A drum that had belonged to musician Chris Butler, who was later a member of the new wave band, The Waitresses, is part of the exhibit. Butler and Jeffrey Miller were both on campus in 1970 and were close friends. Butler had to store his drums in Miller's room, as he didn't have space in his own. The drums were later confiscated by the FBI as part of its investigation into the events of May 4, 1970. Drum courtesy of Kent State University Special Collections and Archives
Capturing Voices
Part of connecting the memories of the past to the people of the present is gathering those memories from the witnesses to history. Caplan recognizes the importance of maintaining and growing the Oral History Project, which is managed by Kent State University Special Collections and Archives and used extensively in the work being done at the visitors center.
She has already met some of the witnesses on campus, like Emeritus Professor of Sociology Jerry Lewis, but she is also looking for stories from people she feels are not completely represented.

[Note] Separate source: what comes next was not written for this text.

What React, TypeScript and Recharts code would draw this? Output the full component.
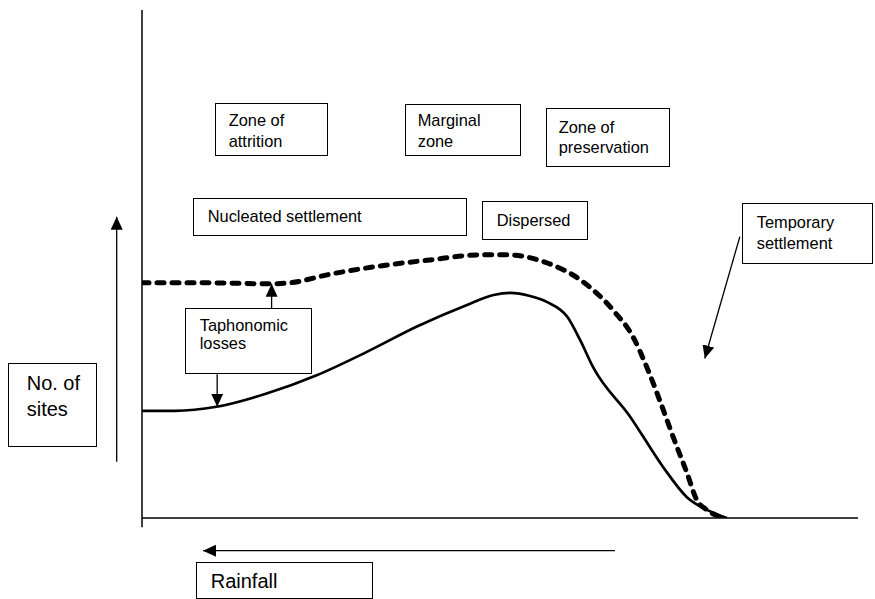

“I would love to get to know people who were part of the Black United Students group in the 1970s who staged the walkout,” she said. “I really want to connect with students and remaining faculty who were around and find out post-May 4, what happened? Did you write a paper? Did Glenn Frank meet you in Pittsburgh so you could take an exam? What did that look like?”
"It’s about using the space, activating the space and getting community in the space.”
The Mission of a Museum
Caplan previously served as the director of education for the National First Ladies Library in Canton, Ohio. At the visitors center, she said, her mission is similar to that of her previous position, but with the greater resources and people of a large university.
“I’ve always worked at small museums, so to work at a large university, it’s been a little bit wild,” she said.
Alison Caplan being interviewed by local broadcast news media after a storm damaged the May 4 Memorial.
She also said that working in the visitors center reminds her of when she began her museum career at Oberlin College as an undergraduate student docent in the Allen Memorial Art Museum, working alongside her fellow students. Working with students at the visitors center, she said makes her “really nostalgic for that time and experience, and it’s really, really fun to work with students.”
In comparing her present position to past positions, Caplan sees the different museums sharing similar goals. “It’s about using the space, activating the space and getting community in the space,” she said.
“We want to keep the stories of May 4 alive. So (this means), not only recording the stories of the students who are around, but keeping students who are here engaged with that story, so it stays alive after those May survivors have gone,” Caplan said.